Task brief:
Print, word for word, the opening line of the data below and every line after it through the line that contains "PW, PH = W - L - R, H - T - B", but not the pictures.

Data shown:
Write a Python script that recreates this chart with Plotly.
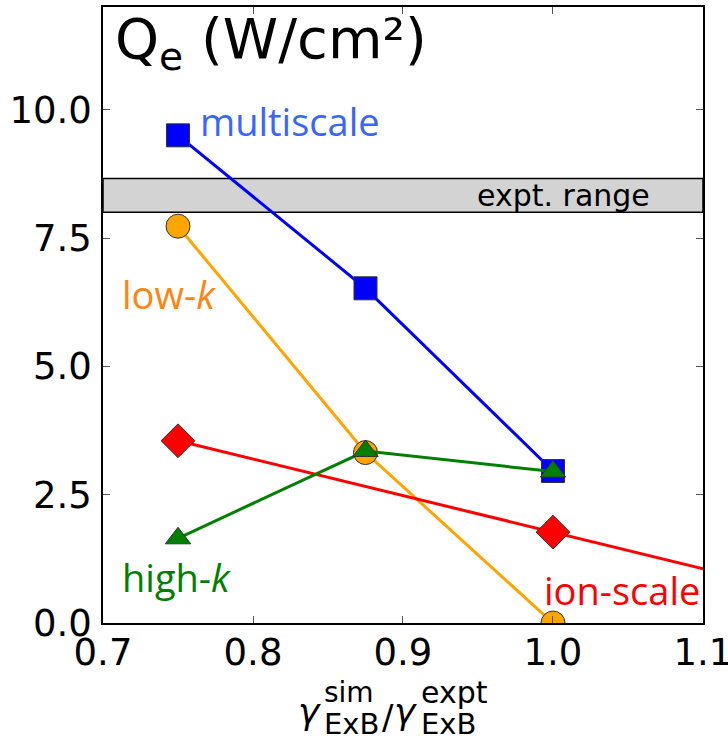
import plotly.graph_objects as go

# ---------------- data ----------------
x_vals = [0.75, 0.875, 1.0]
multiscale = [9.5, 6.52, 2.96]
low_k = [7.73, 3.32, 0.0]
high_k = [1.65, 3.35, 2.95]
ion_x = [0.75, 1.0, 1.25]
ion_scale = [3.55, 1.77, -0.01]
expt_range = [8.0, 8.66]

x_ticks = [0.7, 0.8, 0.9, 1.0, 1.1]
x_ticktext = ["0.7", "0.8", "0.9", "1.0", "1.1"]
y_ticks = [0.0, 2.5, 5.0, 7.5, 10.0]
y_ticktext = ["0.0", "2.5", "5.0", "7.5", "10.0"]

W, H = 728, 740
L, R, T, B = 103, 25, 7, 117
PW, PH = W - L - R, H - T - B


def px(xp):
    return (xp - L) / PW


def py(yp):
    return (H - B - yp) / PH


fig = go.Figure()

edge = dict(color="#333333", width=1)
fig.add_trace(go.Scatter(x=x_vals, y=low_k, mode="lines+markers",
                         line=dict(color="#ffa500", width=3),
                         marker=dict(symbol="circle", size=24, color="#ffa500", line=edge),
                         cliponaxis=True, showlegend=False))
fig.add_trace(go.Scatter(x=ion_x, y=ion_scale, mode="lines+markers",
                         line=dict(color="#ff0000", width=3),
                         marker=dict(symbol="diamond", size=26, color="#ff0000", line=edge),
                         cliponaxis=True, showlegend=False))
fig.add_trace(go.Scatter(x=x_vals, y=multiscale, mode="lines+markers",
                         line=dict(color="#0000ff", width=3),
                         marker=dict(symbol="square", size=23, color="#0000ff", line=edge),
                         cliponaxis=True, showlegend=False))
fig.add_trace(go.Scatter(x=x_vals, y=high_k, mode="lines+markers",
                         line=dict(color="#008000", width=3),
                         marker=dict(symbol="triangle-up", size=22, color="#008000", line=edge),
                         cliponaxis=True, showlegend=False))

fig.add_shape(type="rect", xref="paper", yref="y", x0=0, x1=1,
              y0=expt_range[0], y1=expt_range[1],
              fillcolor="#d3d3d3", line=dict(color="black", width=1.5), layer="below")

lab_font = "Open Sans"
annos = [
    dict(x=0.763, y=9.77, text="multiscale", color="#3a66ff", xanchor="left"),
    dict(x=0.711, y=6.4, text="low-<i>k</i>", color="#ff8410", xanchor="left"),
    dict(x=0.711, y=0.9, text="high-<i>k</i>", color="#008000", xanchor="left"),
    dict(x=1.0995, y=0.64, text="ion-scale", color="#ff0000", xanchor="right"),
]
for a in annos:
    fig.add_annotation(x=a["x"], y=a["y"], xref="x", yref="y", text=a["text"],
                       showarrow=False, xanchor=a["xanchor"], yanchor="middle",
                       font=dict(family=lab_font, size=38, color=a["color"]))

fig.add_annotation(x=1.0073, y=sum(expt_range) / 2, xref="x", yref="y",
                   text="expt. range", showarrow=False, xanchor="center", yanchor="middle",
                   font=dict(family="DejaVu Sans", size=30, color="black"))

# Title inside plot
fig.add_annotation(x=px(113), y=py(43), xref="paper", yref="paper",
                   text="Q<sub>e</sub> (W/cm²)", showarrow=False,
                   xanchor="left", yanchor="middle",
                   font=dict(family="DejaVu Sans", size=56, color="black"))

# x axis title pieces: gamma^sim_ExB / gamma^expt_ExB
mfont = "DejaVu Sans"
pieces = [
    ("<i>γ</i>", 296, 711, 36),
    ("sim", 322, 693, 28),
    ("ExB", 322, 724, 29),
    ("/", 380, 717, 34),
    ("<i>γ</i>", 392, 711, 36),
    ("expt", 419, 693, 30),
    ("ExB", 419, 724, 29),
]
for t, xp, yp, fs in pieces:
    fig.add_annotation(x=px(xp), y=py(yp), xref="paper", yref="paper", text=t,
                       showarrow=False, xanchor="left", yanchor="middle",
                       font=dict(family=mfont, size=fs, color="black"))

axis_common = dict(showline=True, linecolor="black", linewidth=1.5, mirror="ticks",
                   ticks="inside", ticklen=7, tickcolor="#555555", tickwidth=1,
                   showgrid=False, zeroline=False, ticklabeloverflow="allow",
                   automargin=False,
                   tickfont=dict(family="DejaVu Sans", size=37, color="black"))

fig.update_xaxes(range=[0.7, 1.10001], tickvals=x_ticks, ticktext=x_ticktext,
                 ticklabelstandoff=-4, **axis_common)
fig.update_yaxes(range=[0, 12], tickvals=y_ticks, ticktext=y_ticktext,
                 ticklabelstandoff=2, **axis_common)

fig.update_layout(width=W, height=H, margin=dict(l=L, r=R, t=T, b=B, pad=0),
                  plot_bgcolor="white", paper_bgcolor="white", showlegend=False)

fig.write_html("out.html")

Answer in full:
Write a Python script that recreates this chart with Plotly.
import plotly.graph_objects as go

# ---------------- data ----------------
x_vals = [0.75, 0.875, 1.0]
multiscale = [9.5, 6.52, 2.96]
low_k = [7.73, 3.32, 0.0]
high_k = [1.65, 3.35, 2.95]
ion_x = [0.75, 1.0, 1.25]
ion_scale = [3.55, 1.77, -0.01]
expt_range = [8.0, 8.66]

x_ticks = [0.7, 0.8, 0.9, 1.0, 1.1]
x_ticktext = ["0.7", "0.8", "0.9", "1.0", "1.1"]
y_ticks = [0.0, 2.5, 5.0, 7.5, 10.0]
y_ticktext = ["0.0", "2.5", "5.0", "7.5", "10.0"]

W, H = 728, 740
L, R, T, B = 103, 25, 7, 117
PW, PH = W - L - R, H - T - B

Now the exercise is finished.